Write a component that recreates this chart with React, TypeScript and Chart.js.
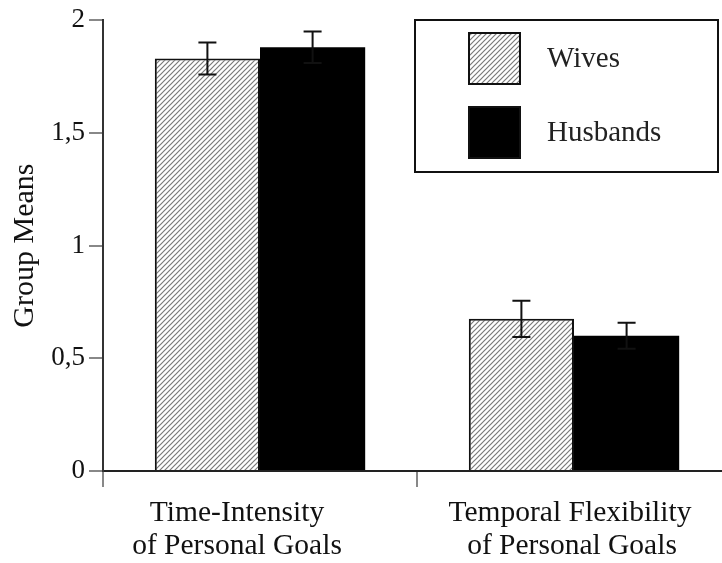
import { useEffect, useRef } from "react";
import { Chart, registerables } from "chart.js";

Chart.register(...registerables);

const categories = [
  ["Time-Intensity", "of Personal Goals"],
  ["Temporal Flexibility", "of Personal Goals"],
];
const seriesNames = ["Wives", "Husbands"];
const wivesMeans = [1.83, 0.675];
const wivesErrors = [0.071, 0.08];
const husbandsMeans = [1.88, 0.6];
const husbandsErrors = [0.07, 0.058];
const yTickValues = [0, 0.5, 1, 1.5, 2];
const yTickLabels = ["0", "0,5", "1", "1,5", "2"];
const yTitle = "Group Means";

const SERIF = '"Liberation Serif", "Times New Roman", serif';
const labelShift = [-23, -4];

function makeHatch(): CanvasPattern | string {
  const s = 5;
  const c = document.createElement("canvas");
  c.width = s;
  c.height = s;
  const g = c.getContext("2d");
  if (!g) return "#ccc";
  g.fillStyle = "#ffffff";
  g.fillRect(0, 0, s, s);
  g.strokeStyle = "#7a7a7a";
  g.lineWidth = 1.2;
  g.beginPath();
  g.moveTo(0, s);
  g.lineTo(s, 0);
  g.moveTo(-1, 1);
  g.lineTo(1, -1);
  g.moveTo(s - 1, s + 1);
  g.lineTo(s + 1, s - 1);
  g.stroke();
  const p = g.createPattern(c, "repeat");
  return p || "#ccc";
}

const errorBarPlugin = {
  id: "errorBars",
  afterDatasetsDraw(chart: any) {
    const ctx = chart.ctx;
    const yScale = chart.scales.y;
    chart.data.datasets.forEach((ds: any, di: number) => {
      const meta = chart.getDatasetMeta(di);
      if (!ds.errors) return;
      meta.data.forEach((bar: any, i: number) => {
        const v = ds.data[i];
        const e = ds.errors[i];
        const yt = yScale.getPixelForValue(v + e);
        const yb = yScale.getPixelForValue(v - e);
        const x = bar.x;
        const half = 9;
        ctx.save();
        ctx.strokeStyle = "#111";
        ctx.lineWidth = 2;
        ctx.beginPath();
        ctx.moveTo(x, yt);
        ctx.lineTo(x, yb);
        ctx.moveTo(x - half, yt);
        ctx.lineTo(x + half, yt);
        ctx.moveTo(x - half, yb);
        ctx.lineTo(x + half, yb);
        ctx.stroke();
        ctx.restore();
      });
    });
  },
};

const categoryLabelPlugin = {
  id: "categoryLabels",
  afterDraw(chart: any) {
    const ctx = chart.ctx;
    const xScale = chart.scales.x;
    const base = chart.chartArea.bottom;
    ctx.save();
    ctx.fillStyle = "#111";
    ctx.font = `29.5px ${SERIF}`;
    ctx.textAlign = "center";
    ctx.textBaseline = "alphabetic";
    (chart.data.labels as any[]).forEach((lab: any, i: number) => {
      const x = xScale.getPixelForTick(i) + labelShift[i];
      const lines = Array.isArray(lab) ? lab : [lab];
      lines.forEach((t: string, j: number) => {
        ctx.fillText(t, x + (j === 1 && i === 1 ? 2 : 0), base + 50 + j * 33);
      });
    });
    ctx.restore();
  },
};

const boxLegendPlugin = {
  id: "boxLegend",
  afterDraw(chart: any) {
    const ctx = chart.ctx;
    const bx = 415;
    const by = 20;
    const bw = 303;
    const bh = 152;
    ctx.save();
    ctx.fillStyle = "#ffffff";
    ctx.fillRect(bx, by, bw, bh);
    ctx.strokeStyle = "#111";
    ctx.lineWidth = 2;
    ctx.strokeRect(bx, by, bw, bh);
    chart.data.datasets.forEach((ds: any, i: number) => {
      const sx = 469;
      const sy = 33 + i * 74;
      const ss = 51;
      ctx.fillStyle = ds.backgroundColor;
      ctx.fillRect(sx, sy, ss, ss);
      ctx.strokeStyle = "#111";
      ctx.lineWidth = 2;
      ctx.strokeRect(sx, sy, ss, ss);
      ctx.fillStyle = "#222";
      ctx.font = `29px ${SERIF}`;
      ctx.textBaseline = "middle";
      ctx.textAlign = "left";
      ctx.fillText(ds.label, 547, sy + ss / 2 + 1);
    });
    ctx.restore();
  },
};

export default function App() {
  const ref = useRef<HTMLCanvasElement | null>(null);

  useEffect(() => {
    document.body.style.margin = "0";
    const canvas = ref.current;
    if (!canvas) return;
    const hatch = makeHatch();
    const chart = new Chart(canvas, {
      type: "bar",
      data: {
        labels: categories as any,
        datasets: [
          {
            label: seriesNames[0],
            data: wivesMeans,
            errors: wivesErrors,
            backgroundColor: hatch as any,
            borderColor: "#111",
            borderWidth: 2,
            borderSkipped: "bottom",
            categoryPercentage: 0.67,
            barPercentage: 1,
          } as any,
          {
            label: seriesNames[1],
            data: husbandsMeans,
            errors: husbandsErrors,
            backgroundColor: "#000000",
            borderColor: "#000000",
            borderWidth: 0,
            categoryPercentage: 0.67,
            barPercentage: 1,
          } as any,
        ],
      },
      options: {
        responsive: false,
        animation: false,
        devicePixelRatio: 1,
        layout: { padding: { top: 15, right: 1, bottom: 0, left: 0 } },
        plugins: {
          legend: { display: false },
          tooltip: { enabled: false },
        },
        scales: {
          x: {
            grid: {
              offset: true,
              drawOnChartArea: false,
              tickLength: 16,
              color: "#888",
              lineWidth: 2,
            },
            border: { color: "#222", width: 2 },
            ticks: {
              display: false,
            },
            afterFit(scale: any) {
              scale.height = 92;
            },
          },
          y: {
            min: 0,
            max: 2,
            afterBuildTicks(scale: any) {
              scale.ticks = yTickValues.map((v) => ({ value: v }));
            },
            grid: {
              drawOnChartArea: false,
              tickLength: 14,
              color: "#888",
              lineWidth: 2,
            },
            border: { color: "#333", width: 2 },
            ticks: {
              color: "#111",
              padding: 4,
              font: { family: SERIF, size: 27 },
              callback: (v: any) => {
                const idx = yTickValues.indexOf(Number(v));
                return idx >= 0 ? yTickLabels[idx] : "";
              },
            },
            title: {
              display: true,
              text: yTitle,
              color: "#111",
              font: { family: SERIF, size: 30 },
              padding: { top: 7, bottom: 0 },
            },
            afterFit(scale: any) {
              scale.width = 103;
            },
          },
        },
      },
      plugins: [errorBarPlugin, categoryLabelPlugin, boxLegendPlugin],
    } as any);
    return () => chart.destroy();
  }, []);

  return (
    <div style={{ width: 722, height: 563, overflow: "hidden", position: "relative", background: "#fff" }}>
      <canvas ref={ref} width={732} height={563} style={{ width: 732, height: 563, display: "block" }} />
    </div>
  );
}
****
» **DIRECTIONS**: Give the data above again in full and unchanged, skipping the pictures.

» **WRITTEN SOLUTION**:
Write a component that recreates this chart with React, TypeScript and Chart.js.
import { useEffect, useRef } from "react";
import { Chart, registerables } from "chart.js";

Chart.register(...registerables);

const categories = [
  ["Time-Intensity", "of Personal Goals"],
  ["Temporal Flexibility", "of Personal Goals"],
];
const seriesNames = ["Wives", "Husbands"];
const wivesMeans = [1.83, 0.675];
const wivesErrors = [0.071, 0.08];
const husbandsMeans = [1.88, 0.6];
const husbandsErrors = [0.07, 0.058];
const yTickValues = [0, 0.5, 1, 1.5, 2];
const yTickLabels = ["0", "0,5", "1", "1,5", "2"];
const yTitle = "Group Means";

const SERIF = '"Liberation Serif", "Times New Roman", serif';
const labelShift = [-23, -4];

function makeHatch(): CanvasPattern | string {
  const s = 5;
  const c = document.createElement("canvas");
  c.width = s;
  c.height = s;
  const g = c.getContext("2d");
  if (!g) return "#ccc";
  g.fillStyle = "#ffffff";
  g.fillRect(0, 0, s, s);
  g.strokeStyle = "#7a7a7a";
  g.lineWidth = 1.2;
  g.beginPath();
  g.moveTo(0, s);
  g.lineTo(s, 0);
  g.moveTo(-1, 1);
  g.lineTo(1, -1);
  g.moveTo(s - 1, s + 1);
  g.lineTo(s + 1, s - 1);
  g.stroke();
  const p = g.createPattern(c, "repeat");
  return p || "#ccc";
}

const errorBarPlugin = {
  id: "errorBars",
  afterDatasetsDraw(chart: any) {
    const ctx = chart.ctx;
    const yScale = chart.scales.y;
    chart.data.datasets.forEach((ds: any, di: number) => {
      const meta = chart.getDatasetMeta(di);
      if (!ds.errors) return;
      meta.data.forEach((bar: any, i: number) => {
        const v = ds.data[i];
        const e = ds.errors[i];
        const yt = yScale.getPixelForValue(v + e);
        const yb = yScale.getPixelForValue(v - e);
        const x = bar.x;
        const half = 9;
        ctx.save();
        ctx.strokeStyle = "#111";
        ctx.lineWidth = 2;
        ctx.beginPath();
        ctx.moveTo(x, yt);
        ctx.lineTo(x, yb);
        ctx.moveTo(x - half, yt);
        ctx.lineTo(x + half, yt);
        ctx.moveTo(x - half, yb);
        ctx.lineTo(x + half, yb);
        ctx.stroke();
        ctx.restore();
      });
    });
  },
};

const categoryLabelPlugin = {
  id: "categoryLabels",
  afterDraw(chart: any) {
    const ctx = chart.ctx;
    const xScale = chart.scales.x;
    const base = chart.chartArea.bottom;
    ctx.save();
    ctx.fillStyle = "#111";
    ctx.font = `29.5px ${SERIF}`;
    ctx.textAlign = "center";
    ctx.textBaseline = "alphabetic";
    (chart.data.labels as any[]).forEach((lab: any, i: number) => {
      const x = xScale.getPixelForTick(i) + labelShift[i];
      const lines = Array.isArray(lab) ? lab : [lab];
      lines.forEach((t: string, j: number) => {
        ctx.fillText(t, x + (j === 1 && i === 1 ? 2 : 0), base + 50 + j * 33);
      });
    });
    ctx.restore();
  },
};

const boxLegendPlugin = {
  id: "boxLegend",
  afterDraw(chart: any) {
    const ctx = chart.ctx;
    const bx = 415;
    const by = 20;
    const bw = 303;
    const bh = 152;
    ctx.save();
    ctx.fillStyle = "#ffffff";
    ctx.fillRect(bx, by, bw, bh);
    ctx.strokeStyle = "#111";
    ctx.lineWidth = 2;
    ctx.strokeRect(bx, by, bw, bh);
    chart.data.datasets.forEach((ds: any, i: number) => {
      const sx = 469;
      const sy = 33 + i * 74;
      const ss = 51;
      ctx.fillStyle = ds.backgroundColor;
      ctx.fillRect(sx, sy, ss, ss);
      ctx.strokeStyle = "#111";
      ctx.lineWidth = 2;
      ctx.strokeRect(sx, sy, ss, ss);
      ctx.fillStyle = "#222";
      ctx.font = `29px ${SERIF}`;
      ctx.textBaseline = "middle";
      ctx.textAlign = "left";
      ctx.fillText(ds.label, 547, sy + ss / 2 + 1);
    });
    ctx.restore();
  },
};

export default function App() {
  const ref = useRef<HTMLCanvasElement | null>(null);

  useEffect(() => {
    document.body.style.margin = "0";
    const canvas = ref.current;
    if (!canvas) return;
    const hatch = makeHatch();
    const chart = new Chart(canvas, {
      type: "bar",
      data: {
        labels: categories as any,
        datasets: [
          {
            label: seriesNames[0],
            data: wivesMeans,
            errors: wivesErrors,
            backgroundColor: hatch as any,
            borderColor: "#111",
            borderWidth: 2,
            borderSkipped: "bottom",
            categoryPercentage: 0.67,
            barPercentage: 1,
          } as any,
          {
            label: seriesNames[1],
            data: husbandsMeans,
            errors: husbandsErrors,
            backgroundColor: "#000000",
            borderColor: "#000000",
            borderWidth: 0,
            categoryPercentage: 0.67,
            barPercentage: 1,
          } as any,
        ],
      },
      options: {
        responsive: false,
        animation: false,
        devicePixelRatio: 1,
        layout: { padding: { top: 15, right: 1, bottom: 0, left: 0 } },
        plugins: {
          legend: { display: false },
          tooltip: { enabled: false },
        },
        scales: {
          x: {
            grid: {
              offset: true,
              drawOnChartArea: false,
              tickLength: 16,
              color: "#888",
              lineWidth: 2,
            },
            border: { color: "#222", width: 2 },
            ticks: {
              display: false,
            },
            afterFit(scale: any) {
              scale.height = 92;
            },
          },
          y: {
            min: 0,
            max: 2,
            afterBuildTicks(scale: any) {
              scale.ticks = yTickValues.map((v) => ({ value: v }));
            },
            grid: {
              drawOnChartArea: false,
              tickLength: 14,
              color: "#888",
              lineWidth: 2,
            },
            border: { color: "#333", width: 2 },
            ticks: {
              color: "#111",
              padding: 4,
              font: { family: SERIF, size: 27 },
              callback: (v: any) => {
                const idx = yTickValues.indexOf(Number(v));
                return idx >= 0 ? yTickLabels[idx] : "";
              },
            },
            title: {
              display: true,
              text: yTitle,
              color: "#111",
              font: { family: SERIF, size: 30 },
              padding: { top: 7, bottom: 0 },
            },
            afterFit(scale: any) {
              scale.width = 103;
            },
          },
        },
      },
      plugins: [errorBarPlugin, categoryLabelPlugin, boxLegendPlugin],
    } as any);
    return () => chart.destroy();
  }, []);

  return (
    <div style={{ width: 722, height: 563, overflow: "hidden", position: "relative", background: "#fff" }}>
      <canvas ref={ref} width={732} height={563} style={{ width: 732, height: 563, display: "block" }} />
    </div>
  );
}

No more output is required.